Enfin, le professeur Aboubakar SANOGO est le fondateur du World Cinema Forum de l’Université Carleton et du festival annuel du film africain d’Ottawa (AFFO). Il est également le secrétaire régional pour l’Amérique du Nord de la Fédération Panafricaine des Cinéastes (FEPACI), la plus importante organisation de cinéastes d’Afrique. À ce titre, il travaille actuellement sur le projet African Film Heritage Project (AFHP), un partenariat entre la FEPACI, la Fondation Martin Scorsese pour le cinéma et l’Organisation des Nations Unies pour l’Éducation, la Science et la Culture (UNESCO), qui vise à préserver et à restaurer 50 films africains d’importance historique, culturelle et artistique.

Moses Munyao KILOLO

Intervenant

Munyao KILOLO est le fondateur et l’éditeur en chef d’Ituĩka, une plateforme littéraire consacrée aux langues africaines et à la traduction de textes. Il travaille également comme chef de projet auprès de la Fondation Ngugui wa Thiong’o et comme directeur du Prix Safal-Cornell en Kiswahili. Chacun de ces deux projets est totalement dédié aux langues africaines.

Il a été auparavant rédacteur en chef de Jalada Africa, où il a conceptualisé et dirigé leur premier projet de traduction. Dans le cadre de ce projet, une histoire, initialement écrite en Gikuyu, a été traduite en 100 langues.

Ses écrits dans sa langue maternelle, le Kiikamba, ont été publiés dans le numéro 26 de la revue Absinthe, sous le titre de Littéraire Mondiale en Traduction.

Yoporeka SOMET

Modérateur

Yoporeka SOMET est philosophe et égyptologue.
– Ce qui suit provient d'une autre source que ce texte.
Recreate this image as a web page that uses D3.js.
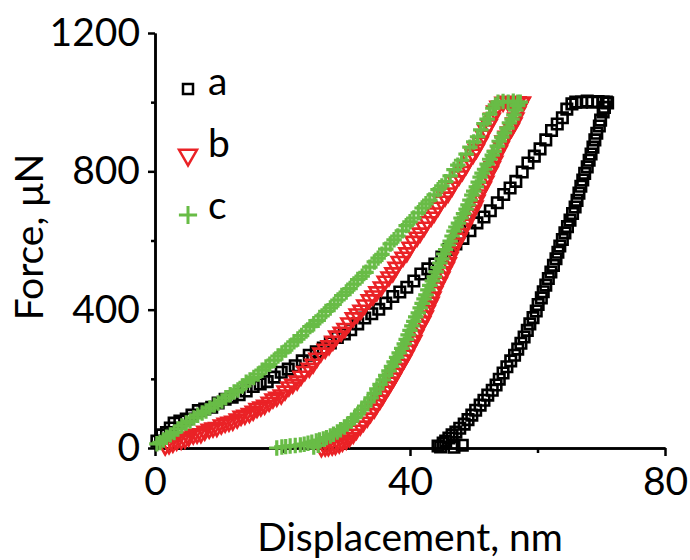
<!DOCTYPE html>
<html lang="en">
<head>
    <meta charset="UTF-8">
    <title>Force vs displacement</title>
    <style>
        body {
            margin: 0;
            background-color: #ffffff;
        }
        svg {
            display: block;
        }
        .axis path,
        .axis line {
            fill: none;
            stroke: #000;
            stroke-width: 2.5px;
        }
        .axis text {
            font-family: Lato, sans-serif;
            font-size: 39px;
            fill: #000;
        }
        .label, .legend text {
            font-family: Lato, sans-serif;
            font-size: 39px;
            fill: #000;
        }
    </style>
</head>
<body>
<script src="https://d3js.org/d3.v7.min.js"></script>
<script>
    // displacement (nm), force (uN) pairs
    var aLoad = [[0.3,20],[1.1,38],[2.4,58],[3.9,78],[5.8,95],[7.8,113],[9.9,130],[12.1,147],[14.3,165],[16.5,185],
        [18.7,205],[20.9,228],[23.1,252],[25.3,278],[27.5,304],[29.7,330],[31.8,359],[34.0,388],[36.2,419],[38.4,451],
        [40.6,483],[42.8,518],[45.0,552],[47.2,590],[49.4,628],[51.6,668],[53.7,709],[55.7,752],[57.6,798],[59.5,844],
        [61.3,891],[63.1,937],[64.6,980],[66.0,1000],
        [1.8,45],[3.0,72],[4.9,84],[6.8,108],[8.9,118],[11.0,141],[13.2,154],[15.4,178],[17.6,192],[19.8,219],
        [22.0,238],[24.2,268],[26.4,289],[28.6,320],[30.7,342],[32.9,376],[35.1,401],[37.3,438],[39.5,465],[41.7,503],
        [43.9,532],[46.1,574],[48.3,606],[50.5,651],[52.6,686],[54.7,733],[56.6,771],[58.5,824],[60.4,865],[62.2,918],
        [63.9,955],[65.4,995]];
    var aHold = [[66.9,1000],[67.8,1003],[68.6,1000],[69.5,1002],[70.3,1000],[71.0,998]];
    var aUnload = [[70.8,1000],[70.3,972],[69.7,931],[69.0,891],[68.4,850],[67.8,813],[67.1,775],[66.5,737],[65.9,697],
        [65.1,659],[64.3,622],[63.5,584],[62.9,547],[62.1,509],[61.3,471],[60.6,434],[59.8,396],[58.8,359],[57.9,321],
        [56.9,286],[55.8,252],[54.6,217],[53.5,182],[52.2,153],[51.0,124],[49.7,95],[48.5,69],[47.2,46],[46.1,29],
        [45.2,14],[44.4,6],
        [70.5,985],[69.9,948],[69.3,910],[68.7,870],[68.1,832],[67.4,794],[66.8,757],[66.2,716],[65.5,678],[64.7,640],
        [63.9,603],[63.2,566],[62.5,528],[61.7,490],[60.9,452],[60.1,415],[59.3,377],[58.4,340],[57.4,303],[56.4,268],
        [55.2,235],[54.0,199],[52.9,167],[51.6,138],[50.3,109],[49.1,82],[47.8,57],[46.6,38],[45.6,20],[44.8,3],
        [46.9,2],[48.2,8]];

    var bLoad = [[1.6,6],[2.8,14],[4.1,23],[5.3,32],[6.6,40],[7.8,49],[9.1,58],[10.4,67],[11.6,75],[12.9,84],
        [14.1,95],[15.4,107],[16.6,119],[17.9,133],[19.1,147],[20.4,165],[21.6,185],[22.9,208],[24.2,231],[25.4,260],
        [26.7,286],[27.9,309],[29.2,335],[30.4,362],[31.7,388],[32.9,414],[34.2,440],[35.5,466],[36.7,495],[37.8,523],
        [38.9,552],[40.0,581],[41.1,610],[42.2,639],[43.3,668],[44.4,697],[45.5,726],[46.6,755],[47.7,787],[48.8,818],
        [49.9,850],[51.0,885],[51.9,920],[52.9,954],[53.8,989],[54.6,1000],
        [2.2,10],[3.4,20],[4.7,26],[6.0,38],[7.2,42],[8.5,55],[9.7,60],[11.0,72],[12.2,78],[13.5,92],
        [14.8,100],[16.0,115],[17.2,124],[18.5,142],[19.8,154],[21.0,177],[22.3,194],[23.5,222],[24.8,243],[26.0,275],
        [27.3,296],[28.5,324],[29.8,346],[31.1,377],[32.3,399],[33.6,429],[34.8,452],[36.1,483],[37.3,507],[38.3,540],
        [39.5,565],[40.5,598],[41.6,622],[42.7,655],[43.8,680],[44.9,714],[46.0,738],[47.1,773],[48.2,800],[49.3,836],
        [50.4,864],[51.5,905],[52.4,935],[53.3,975]];
    var bHold = [[55.3,1003],[56.1,1000],[56.9,1002],[57.6,1000]];
    var bUnload = [[57.6,1000],[56.9,972],[56.3,940],[55.5,914],[54.6,888],[54.0,859],[53.3,830],[52.6,801],[51.9,772],
        [51.1,743],[50.5,717],[49.9,688],[49.1,662],[48.5,636],[47.7,607],[46.9,581],[46.3,552],[45.7,523],[45.0,495],
        [44.2,466],[43.6,437],[43.0,411],[42.4,382],[41.6,353],[40.9,327],[40.2,298],[39.4,269],[38.6,243],[37.8,217],
        [37.0,191],[36.1,165],[35.3,139],[34.4,113],[33.3,87],[32.2,64],[31.1,40],[30.0,23],[28.9,12],[27.8,6],[26.7,3],
        [57.2,985],[56.6,955],[55.9,925],[55.1,902],[54.3,872],[53.6,846],[52.9,814],[52.2,789],[51.5,755],[50.8,732],
        [50.2,700],[49.5,677],[48.8,648],[48.0,621],[47.3,592],[46.6,568],[46.0,536],[45.3,510],[44.6,480],[43.9,453],
        [43.3,422],[42.7,398],[42.0,366],[41.2,341],[40.6,311],[39.8,284],[39.0,255],[38.2,231],[37.4,203],[36.6,178],
        [35.7,151],[34.8,126],[33.8,100],[32.7,75],[31.6,52],[30.5,30],[29.4,17],[28.3,8],[27.2,4],[26.1,1]];

    var cLoad = [[0.3,12],[1.3,23],[2.4,38],[3.6,55],[4.9,72],[6.1,87],[7.4,101],[8.6,116],[9.9,130],[11.1,145],
        [12.4,162],[13.7,179],[14.9,197],[16.2,214],[17.4,234],[18.7,254],[19.9,275],[21.2,295],[22.4,315],[23.7,338],
        [24.9,359],[26.2,382],[27.5,405],[28.7,428],[30.0,451],[31.2,474],[32.5,497],[33.7,523],[35.0,549],[36.2,575],
        [37.5,602],[38.8,628],[40.0,654],[41.3,680],[42.5,706],[43.8,732],[45.0,758],[46.3,787],[47.5,818],[48.8,850],
        [50.0,885],[51.1,920],[52.1,951],[53.0,983],[53.8,1000],
        [0.8,16],[1.8,31],[3.0,45],[4.2,64],[5.5,78],[6.7,95],[8.0,107],[9.3,124],[10.5,136],[11.8,154],
        [13.0,168],[14.3,190],[15.5,204],[16.8,225],[18.0,242],[19.3,266],[20.5,283],[21.8,307],[23.0,325],[24.3,351],
        [25.6,369],[26.8,395],[28.1,415],[29.3,441],[30.6,461],[31.8,487],[33.1,508],[34.4,538],[35.6,560],[36.9,590],
        [38.1,613],[39.4,643],[40.6,665],[41.9,694],[43.1,717],[44.4,747],[45.6,770],[46.9,805],[48.1,832],[49.4,870],
        [50.6,900],[51.6,938],[52.5,965],[53.4,992]];
    var cHold = [[54.6,1002],[55.4,1000],[56.2,1003],[56.9,1000]];
    var cUnload = [[57.3,1000],[56.6,977],[56.0,951],[55.2,925],[54.4,899],[53.7,873],[52.9,847],[52.1,821],[51.3,795],
        [50.7,769],[50.0,743],[49.4,717],[48.8,691],[48.0,665],[47.2,639],[46.6,613],[46.0,587],[45.3,561],[44.7,535],
        [44.1,509],[43.5,483],[42.8,457],[42.2,431],[41.6,405],[40.9,379],[40.3,353],[39.7,327],[39.1,301],[38.3,275],
        [37.5,249],[36.7,223],[35.8,197],[34.8,171],[33.9,145],[32.9,121],[31.8,98],[30.8,78],[29.7,61],[28.6,46],
        [27.5,35],[26.4,26],[25.3,20],[24.0,14],[22.8,9],[21.2,6],[19.9,3],[19.1,0],
        [56.9,990],[56.3,963],[55.6,940],[54.8,911],[54.0,887],[53.2,858],[52.5,835],[51.7,806],[51.0,783],[50.4,755],
        [49.7,731],[49.1,703],[48.4,678],[47.6,650],[46.9,627],[46.3,598],[45.6,574],[45.0,547],[44.4,522],[43.8,495],
        [43.1,470],[42.5,443],[41.9,418],[41.3,391],[40.6,366],[40.0,340],[39.4,314],[38.7,288],[37.9,262],[37.1,236],
        [36.2,210],[35.3,184],[34.4,158],[33.4,133],[32.4,110],[31.3,88],[30.2,69],[29.1,53],[28.0,40],[26.9,30],
        [25.8,23],[24.6,17],[23.4,11],[22.0,7],[20.5,4],[24.9,3],[25.6,8]];

    var seriesNames = ["a", "b", "c"];
    var xTicks = [0, 40, 80], xMinor = [20, 60];
    var yTicks = [0, 400, 800, 1200], yMinor = [200, 600, 1000];

    var width = 690, height = 560;
    var margin = {top: 33, right: 25, bottom: 112, left: 155};

    var svg = d3.select("body").append("svg")
        .attr("width", width)
        .attr("height", height);

    var x = d3.scaleLinear().domain([0, 80]).range([margin.left, width - margin.right]);
    var y = d3.scaleLinear().domain([0, 1200]).range([height - margin.bottom, margin.top]);

    var series = [
        {name: "a", data: aLoad.concat(aHold, aUnload), color: "#000000",
            shape: d3.symbolSquare, size: 110, rot: 0, sw: 2.6},
        {name: "b", data: bLoad.concat(bHold, bUnload), color: "#ea2226",
            shape: d3.symbolTriangle, size: 95, rot: 180, sw: 2.6},
        {name: "c", data: cLoad.concat(cHold, cUnload), color: "#68bc46",
            shape: d3.symbolPlus, size: 80, rot: 0, sw: 3.2}
    ];

    // axes
    svg.append("g").attr("class", "axis")
        .attr("transform", "translate(0," + y(0) + ")")
        .call(d3.axisBottom(x).tickValues(xTicks).tickSize(8).tickSizeOuter(0).tickPadding(11).tickFormat(d3.format("d")));
    svg.append("g").attr("class", "axis")
        .attr("transform", "translate(0," + y(0) + ")")
        .call(d3.axisBottom(x).tickValues(xMinor).tickSize(5).tickSizeOuter(0).tickFormat(""));
    svg.append("g").attr("class", "axis")
        .attr("transform", "translate(" + x(0) + ",0)")
        .call(d3.axisLeft(y).tickValues(yTicks).tickSize(7).tickSizeOuter(0).tickPadding(8).tickFormat(d3.format("d")));
    svg.append("g").attr("class", "axis")
        .attr("transform", "translate(" + x(0) + ",0)")
        .call(d3.axisLeft(y).tickValues(yMinor).tickSize(4).tickSizeOuter(0).tickFormat(""));

    // markers
    series.forEach(function(s) {
        svg.append("g")
            .selectAll("path")
            .data(s.data)
            .enter().append("path")
            .attr("d", d3.symbol().type(s.shape).size(s.size))
            .attr("transform", function(d) {
                return "translate(" + x(d[0]) + "," + y(d[1]) + ") rotate(" + s.rot + ")";
            })
            .attr("fill", "none")
            .attr("stroke", s.color)
            .attr("stroke-width", s.sw);
    });

    // axis titles
    svg.append("text")
        .attr("class", "label")
        .attr("text-anchor", "middle")
        .attr("x", (x(0) + x(80)) / 2)
        .attr("y", 551)
        .text("Displacement, nm");

    svg.append("text")
        .attr("class", "label")
        .attr("text-anchor", "middle")
        .attr("transform", "translate(43,237) rotate(-90)")
        .text("Force, \u03bcN");

    // legend
    var legend = svg.append("g").attr("class", "legend");
    var legendY = [89, 155, 215];
    var legendSize = [100, 140, 110];
    series.forEach(function(s, i) {
        legend.append("path")
            .attr("d", d3.symbol().type(s.shape).size(legendSize[i]))
            .attr("transform", "translate(188," + legendY[i] + ") rotate(" + s.rot + ")")
            .attr("fill", "none")
            .attr("stroke", s.color)
            .attr("stroke-width", i === 2 ? 3 : 2.5);
        legend.append("text")
            .attr("x", 208)
            .attr("y", 95 + i * 62)
            .text(seriesNames[i]);
    });
</script>
</body>
</html>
Il est actuellement Associate Professor à Dedan Kimathi University of Technology et Directeur du Centre for African Renaissance Studies au sein de cette université.

Membre du comité de rédaction de la revue Ankh, revue d’égyptologie et des civilisations africaines, il est auteur de plusieurs articles et ouvrages dont notamment :

  • L’Afrique dans la philosophie – Introduction à la philosophie africaine pharaonique (Khepera 2005 ; Présence Africaine, 2019) 
  • Cours d’initiation à la langue égyptienne pharaonique (Khepera & Presses Universitaires de Dakar, 2007 ; Teham Édition, 2019)
  • Anthony William Amo : sa vie et son œuvre, Teham Éditions, 2016
  • L’Égypte ancienne : un système africain du monde, Teham Éditions, 2018
  • Le roi Khoufou et ses magiciens, Teham Éditions, 2019.

Il a également contribué, avec notamment Ayi Kwei Armah et le groupe SHMSW BAK à la traduction et publication dans de nombreuses langues africaines de textes originaux de l’ancienne Égypte, à Per Ankh Publishers (Popenguine, Sénégal).

Ses recherches s’orientent principalement vers une meilleure connaissance du legs de l’Égypte ancienne à travers sa langue, sa philosophie, sa littérature, ses mythes, sa religion, son système de valeurs, son organisation socio-politique, sa culture matérielle, etc., et leur réappropriation dans le contexte culturel africain contemporain.